Experimental and Numerical Investigation of Micro/Mini Channel Flow-Boiling Heat Transfer with Non-Uniform Circumferential Heat Fluxes at Different Rotational Orientations

•Heat transfer coefficients in microchannels affected by rotational orientation•Secondary buoyancy driven flow was observed experimentally and numerically•Computational fluid dynamics was used to simulate bubble growth Flow-boiling of Perfluorohexane (FC-72) in horizontal micro/mini channels was investigated experimentally and numerically at different rotational orientations in terms of gravity.
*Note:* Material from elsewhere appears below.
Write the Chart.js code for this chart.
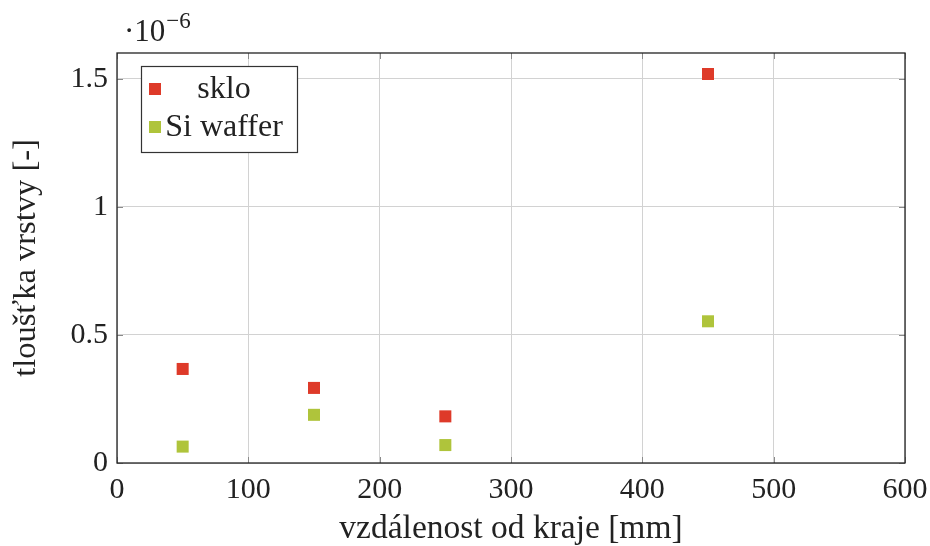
<!DOCTYPE html>
<html><head><meta charset="utf-8">
<script src="https://cdn.jsdelivr.net/npm/chart.js@4/dist/chart.umd.min.js"></script>
<style>html,body{margin:0;padding:0;background:#fff;} #c{display:block;}</style>
</head><body>
<canvas id="c" width="930" height="546"></canvas>
<script>
const xPositions = [50, 150, 250, 450];
const skloValues = [0.367e-6, 0.293e-6, 0.182e-6, 1.518e-6];
const siWafferValues = [0.064e-6, 0.188e-6, 0.070e-6, 0.553e-6];
const xTickValues = [0, 100, 200, 300, 400, 500, 600];
const yTickValues = [0, 0.5e-6, 1e-6, 1.5e-6];
const yTickLabels = ['0', '0.5', '1', '1.5'];
const seriesNames = ['sklo', 'Si waffer'];
const seriesColors = ['#de3a29', '#afc43b'];
const xTitle = 'vzdálenost od kraje [mm]';
const yTitle = 'tloušťka vrstvy [-]';

const FONT = '"Liberation Serif", "DejaVu Serif", serif';
const TXT = '#222';

function pts(vals) { return xPositions.map((x, i) => ({x: x, y: vals[i]})); }

const decor = {
  id: 'decor',
  afterDatasetsDraw(chart) {
    const {ctx, chartArea: a, scales} = chart;
    ctx.save();
    ctx.strokeStyle = '#8a8a8a';
    ctx.lineWidth = 1;
    const L = 6;
    ctx.beginPath();
    xTickValues.forEach(v => {
      const px = Math.round(scales.x.getPixelForValue(v)) + 0.5;
      ctx.moveTo(px, a.bottom); ctx.lineTo(px, a.bottom - L);
      ctx.moveTo(px, a.top); ctx.lineTo(px, a.top + L);
    });
    yTickValues.forEach(v => {
      const py = Math.round(scales.y.getPixelForValue(v)) + 0.5;
      ctx.moveTo(a.left, py); ctx.lineTo(a.left + L, py);
      ctx.moveTo(a.right, py); ctx.lineTo(a.right - L, py);
    });
    ctx.stroke();
    ctx.strokeStyle = '#222';
    ctx.lineWidth = 1.3;
    ctx.strokeRect(a.left, a.top, a.right - a.left, a.bottom - a.top);
    // exponent label
    ctx.fillStyle = TXT;
    ctx.textBaseline = 'alphabetic';
    ctx.textAlign = 'left';
    ctx.font = '31px ' + FONT;
    const base = '·10';
    ctx.fillText(base, 124, 41);
    const w = ctx.measureText(base).width;
    ctx.font = '23px ' + FONT;
    ctx.fillText('−6', 124 + w + 1, 28);
    // legend
    const bx = 141, by = 66, bw = 156, bh = 86;
    ctx.fillStyle = '#fff';
    ctx.fillRect(bx, by, bw, bh);
    ctx.strokeStyle = '#333';
    ctx.lineWidth = 1.2;
    ctx.strokeRect(bx + 0.5, by + 0.5, bw, bh);
    const rows = [89, 127];
    chart.data.datasets.forEach((ds, i) => {
      ctx.fillStyle = ds.backgroundColor;
      ctx.fillRect(149, rows[i] - 6, 12, 12);
      ctx.fillStyle = TXT;
      ctx.font = '32px ' + FONT;
      ctx.textAlign = 'center';
      ctx.textBaseline = 'middle';
      ctx.fillText(ds.label, 224, rows[i] + 1);
    });
    ctx.restore();
  }
};

new Chart(document.getElementById('c'), {
  type: 'scatter',
  data: {
    datasets: [
      {label: seriesNames[0], data: pts(skloValues), backgroundColor: seriesColors[0], borderColor: seriesColors[0], borderWidth: 0, pointStyle: 'rect', pointRadius: 8.5, pointHoverRadius: 8.5},
      {label: seriesNames[1], data: pts(siWafferValues), backgroundColor: seriesColors[1], borderColor: seriesColors[1], borderWidth: 0, pointStyle: 'rect', pointRadius: 8.5, pointHoverRadius: 8.5}
    ]
  },
  options: {
    responsive: false,
    animation: false,
    devicePixelRatio: 1,
    layout: {padding: {left: 0, top: 53, right: 25, bottom: 0}},
    plugins: {legend: {display: false}, tooltip: {enabled: false}},
    scales: {
      x: {
        type: 'linear', min: 0, max: 600,
        afterFit(s) { s.height = 83; s.paddingLeft = 0; s.paddingRight = 0; },
        afterBuildTicks(s) { s.ticks = xTickValues.map(v => ({value: v})); },
        grid: {color: '#d2d2d2', lineWidth: 1, drawTicks: false},
        border: {display: false},
        ticks: {color: TXT, font: {family: FONT, size: 30}, padding: 9, callback: v => String(v), maxRotation: 0},
        title: {display: true, text: xTitle, color: TXT, font: {family: FONT, size: 33.5, lineHeight: 1.0}, padding: {top: 0, bottom: 0}}
      },
      y: {
        type: 'linear', min: 0, max: 1.6e-6,
        afterFit(s) { s.width = 117; s.paddingTop = 0; s.paddingBottom = 0; },
        afterBuildTicks(s) { s.ticks = yTickValues.map(v => ({value: v})); },
        grid: {color: '#d2d2d2', lineWidth: 1, drawTicks: false},
        border: {display: false},
        ticks: {color: TXT, font: {family: FONT, size: 30}, padding: 9,
          callback: (v) => { const i = yTickValues.findIndex(t => Math.abs(t - v) < 1e-12); return i >= 0 ? yTickLabels[i] : ''; }},
        title: {display: true, text: yTitle, color: TXT, font: {family: FONT, size: 32.5}, padding: {top: 7, bottom: 0}}
      }
    }
  },
  plugins: [decor]
});
</script>
</body></html>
One-sided uniform channel heating was considered experimentally for rotational angles ranging from 0° (heating from below) to 180° (heating from above) in increments of 30°. The micro/mini channel had a high aspect ratio of 10 (5 mm x 0.5 mm) and a hydraulic diameter of 909 μm. In-channel flow visualisations were recorded and heat transfer coefficients were determined for mass fluxes of 10, 20 and 40 kg/m2s at a saturation temperature of 56 °C. Suitable heat fluxes were applied to span the onset of nucleate boiling to near dry-out conditions within the channel. It was found that the rotational angle had a significant influence on the heat transfer performance due to its influence on bubble detachment. Bottom-heated cases (0° orientation) resulted in local heat transfer coefficients that were up to 201% higher than for any other rotational orientation. Channel orientations of 60° (slanted heating surface) and 90° (heating from the side) generally produced the lowest local heat transfer coefficients. Insight into the influence of the gravitational orientation on single-bubble growth within the nucleation and detachment region was obtained via two- and three-dimensional numerical simulations. Bubble behaviour after detachment and its effect on heat transfer were also investigated transiently until detachment. The numerical simulations mirrored the experimental trends and it was found that the presence of growing bubbles interrupted the velocity streamlines and the thermal boundary layer downstream of the nucleation site.